Gamelan Degung
1.
Pengertian
Istilah Degung
Istilah
Degung, sejauh ini mewakili dua pengertian yakni sebagai nama dari seperangkat
gamelan dan sebagai nama laras bagian dari laras salendro. Kedua pengertian
tersebut tentu berbeda. Secara teori, laras degung terdiri dari degung dwiswara
(tumbuk: (mi) 2 – (la) 5) dan degung triswara: 1 (da), 3 (na), dan 4 (ti).
Jika
dihubungkan dengan Kirata Basa, istilah degung berangkat dari kata “ngadeg”
yang berarti berdiri dan “agung” berarti megah atau “pengagung” yang berarti
bangsawan (menak). Jika merujuk pada teori tersebut, kesenian degung ini
digunakan bagi kemegahan atau keagungan martabat kaum bangsawan.
Menurut
E. Sutisna yang merupakan salah seorang nayaga Degung Parahyangan,
menghubungkan kata “degung” dikarenakan gamelan ini dulunya hanya dimiliki pleh
para pengagung atau bupati.
Adapun
jika merujuk pada kamus dari H.J Oosting, literatur istilah “Degung” pertama
kali muncul pada tahun 1979. Dalam kamus tersebut didapati istilah bahasa
Belanda “De Gong” yang berarti “penclon-penclon yang digantung”.
Sementara
itu, ada pendapat lain yang mengatakan istilah Degung berasal dari kalimat “Deg
ngadeg ka nu Agung” yang dimaknai bahwa kita harus senantiasa beribadah kepada
Tuhan Yang Maha Esa.
Seperti
diketahui bahwa dalam bahasa Sunda banyak ditemukan kata-kata yang berakhiran
“gung” yang lebih mewakili sebuah kedudukan tinggi dan terhormat misalnya
Panggung, Agung, Tumenggung dan lain-lain. Dalam kaitannya dengan Degung, bisa
dimaknai sebagai sesuatu yang agung dan terhormat oleh masyarakat Sunda.
2.
Sejarah
Gamelan Degung
Ketika
dimaknai sebagai perwakilan dari seperangkat gamelan, Degung diperkirakan telah
berkembang sejak kisaran akhir abad ke-18 atau awal abad ke-19.
Saat
ini gamelan khas dan asli hasil kreativitas masyarakat Sunda ini telah
berkembang dengan pesat. Adalah Jaap Kunst yang telah mendata semua gamelan di
Pulau Jawa dalam bukunya yang berjudul Toonkunst van Java (1934).
Ketika
merujuk pada buku tersebut diatas, Gamelan Degung setidaknya telah tersebar di
beberapa tempat di Jawa Barat. Tercatat 5 perangkat ada di Bandung dan 3
perangkat ada di Sumedang. Sementara itu, masing-masing 1 perangkat ada di
Cianjur, Ciamis, Kasepuhan, Kanoman, Darmaraja, Banjar dan Singaparna.

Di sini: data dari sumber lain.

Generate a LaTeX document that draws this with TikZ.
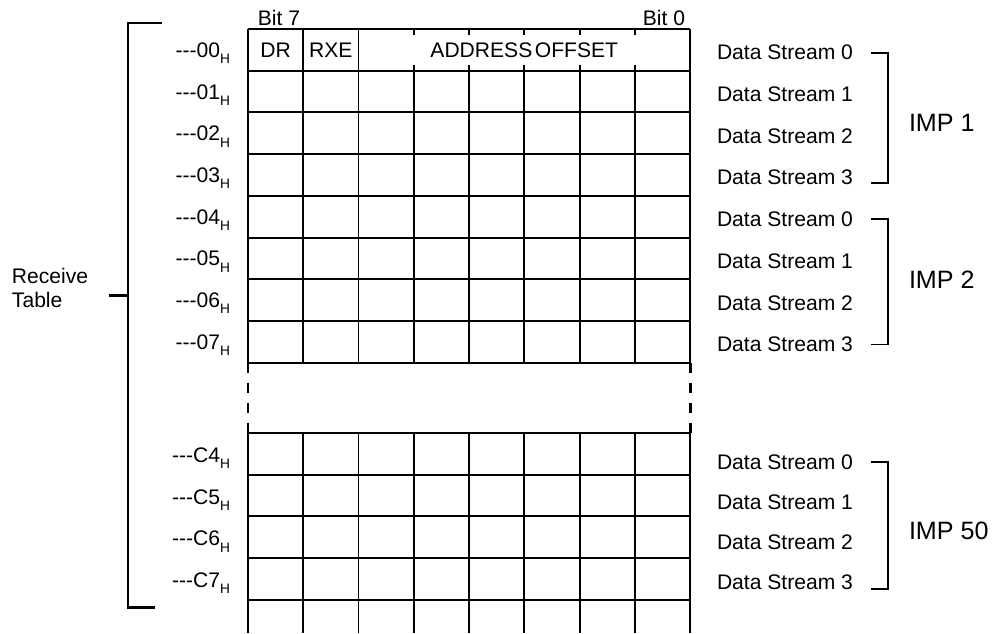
\documentclass[tikz,border=0pt]{standalone}
\usepackage{fontspec}
\setmainfont{Liberation Sans}
\newcommand{\hsub}{\raisebox{-3.6pt}{\fontsize{7.8}{8}\selectfont H}}
\begin{document}
\begin{tikzpicture}[x=0.02cm, y=-0.02cm, line width=1.13pt,
    every node/.style={inner sep=0pt, font=\fontsize{12}{13.2}\selectfont},
    brk/.style={line width=1.7pt},
    gap/.style={line width=1.7pt, dash pattern=on 5.7pt off 5.7pt},
    imp/.style={anchor=west, font=\fontsize{14.3}{17}\selectfont}]
    % -------- parameters --------
    \def\xl{248}
    \def\xr{690}
    \def\cw{55.25}
    \def\ytop{29}
    \def\rh{41.7}
    \def\ymid{362.6}
    \def\ylow{433}
    \useasboundingbox (0,0) rectangle (997,633);

    % ======== upper table: rows 00 .. 07 ========
    \foreach \i in {0,...,8}
        \draw (\xl,\ytop+\i*\rh) -- (\xr,\ytop+\i*\rh);
    \draw (\xl,\ytop) -- (\xl,\ymid);
    \draw (\xr,\ytop) -- (\xr,\ymid);
    \foreach \c in {1,2}
        \draw (\xl+\c*\cw,\ytop) -- (\xl+\c*\cw,\ymid);
    % address offset field: only short ticks in the first row
    \foreach \c in {3,...,7} {
        \draw (\xl+\c*\cw,\ytop) -- (\xl+\c*\cw,\ytop+6);
        \draw (\xl+\c*\cw,\ytop+\rh-6) -- (\xl+\c*\cw,\ymid);
    }

    % bit numbers and fields
    \node[anchor=base] (bit7) at (279,25) {Bit 7};
    \node[anchor=base] (bit0) at (664,25) {Bit 0};
    \node[anchor=base] (dr)  at (\xl+0.5*\cw,\ytop+0.5*\rh+7.5) {DR};
    \node[anchor=base] (rxe) at (\xl+1.5*\cw,\ytop+0.5*\rh+7.5) {RXE};
    \node[anchor=base] (addr) at (\xl+5*\cw,\ytop+0.5*\rh+7.5) {ADDRESS\hspace{0.12em}OFFSET};

    % ======== gap ========
    \draw[gap] (\xl,\ymid) -- (\xl,\ylow);
    \draw[gap] (\xr,\ymid) -- (\xr,\ylow);

    % ======== lower table: rows C4 .. C7 ========
    \foreach \i in {0,...,4}
        \draw (\xl,\ylow+\i*\rh) -- (\xr,\ylow+\i*\rh);
    \foreach \c in {0,...,8}
        \draw (\xl+\c*\cw,\ylow) -- (\xl+\c*\cw,633);

    % row addresses
    \foreach \n [count=\i from 0] in {00,01,02,03,04,05,06,07}
        \node[anchor=base east] (a\n) at (231,\ytop+\i*\rh+0.5*\rh+7.5) {{-}{-}{-}\n\hsub};
    \foreach \n [count=\i from 0] in {C4,C5,C6,C7}
        \node[anchor=base east] (a\n) at (231,\ylow+\i*\rh+0.5*\rh+8.5) {{-}{-}{-}\n\hsub};

    % data streams
    \foreach \n in {0,...,3} {
        \node[anchor=base west] (dsa\n) at (716,\ytop+\n*\rh+0.5*\rh+10) {Data Stream \n};
        \node[anchor=base west] (dsb\n) at (716,\ytop+\n*\rh+4.5*\rh+10) {Data Stream \n};
        \node[anchor=base west] (dsc\n) at (716,462+\n*40+7.5) {Data Stream \n};
    }

    % IMP brackets
    \draw (dsa0.east -| 871,0) -- (dsa0.east -| 888,0) -- ([yshift=-3pt]dsa3.east -| 888,0) -- ([yshift=-3pt]dsa3.east -| 871,0);
    \draw (dsb0.east -| 871,0) -- (dsb0.east -| 888,0) -- (dsb3.east -| 888,0) -- (dsb3.east -| 871,0);
    \draw (dsc0.east -| 871,0) -- (dsc0.east -| 888,0) -- ([yshift=-4pt]dsc3.east -| 888,0) -- ([yshift=-4pt]dsc3.east -| 871,0);
    \node[imp] (imp1)  at (908,123) {IMP 1};
    \node[imp] (imp2)  at (908,280) {IMP 2};
    \node[imp] (imp50) at (908,531) {IMP 50};

    % receive table bracket
    \coordinate (bt) at (162,23);
    \coordinate (bb) at (155,607);
    \coordinate (bk) at (109,295);
    \draw[brk] (bt) -- (128,23) -- (128,607) -- (bb);
    \draw[brk] (bk) -- (bk -| 128,0);
    \node[anchor=west, align=left] (rt) at (11,288) {Receive\\Table};

\end{tikzpicture}
\end{document}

Latar belakang masyarakat Sunda yang berupa
kerajaan di hulu sungai seperti kerajaan Galuh turut memberi warna tersendiri
yang mempengaruhi kesenian Degung.
Pengaruh tersebut bisa dilihat terutama pada
lagu-lagunya yang banyak diwarnai oleh kondisi sungai, diantaranya lagu
Manitin, Galatik Manggut, Kintel Buluk dan Sang Bango.
Disamping itu Tradisi Marak Lauk dalam masyarakat
Sunda juga selalu diiringi dengan Gamelan Renteng yang kemudian berkembang ke
Gamelan Degung.
Gamelan Degung yang usianya cukup tua, selain ada
di keraton Kasepuhan juga ada di Sumedang yakni Gamelan Degung Pangasih yang
ada di Museum Prabu Geusan Ulun. Dikatakan bahwa gamelan tersebut adalah
peninggalan bupati Sumedang 1791-1828 yakni Pangeran Kusumadinata atau Pangeran
Kornel.
3.
Perkembangan
Gamelan Degung
Dalam
perkembangannya, Gamelan Degung juga mengalami beberapa perubahan termasuk cara
penyajiannya. Pada masa bupati Cianjur yakni RT. Wiranatakusumah (1912-1920),
Degung lebih disajikan secara gendingan saja tanpa nyanyian karena hanya akan
membuat suasana menjadi rucah (kurang serius).
Pada
tahun 1920, bupati Cianjur tersebut pindah menjadi bupati Bandung. Membawa
serta perangkat gamelan dan nayaganya dan sejak saat itulah Gamelan Degung
bernama Pamagersari tersebut menghiasi pendopo Bandung dengan lagu-lagunya.
Adalah Anang Thayib, saudagar Pasar Baru Bandung
keturunan Palembang yang sangat menyukai keindahan alunan degung. Dia adalah
sahabat sang bupati yang mengajukan permohonan untuk diijinkan menggunakan
degung dalam hajatannya dan diijinkan.
Sejak saat itu degung digunakan dalam perhelatan
umum. Oleh karena banyaknya permintaan, bupati pun memerintahkan membuat
Gamelan Degung yang baru dengan nama Purbasasaka yang dipimpin oleh Oyo.
Pada awalnya, waditra Gamelan Degung hanya
terdiri dari koromong (bonang) 13 penclon, cempres (saron panjang) 11 wilah,
degung (jenglong) 6 penclon, dan goong satu buah.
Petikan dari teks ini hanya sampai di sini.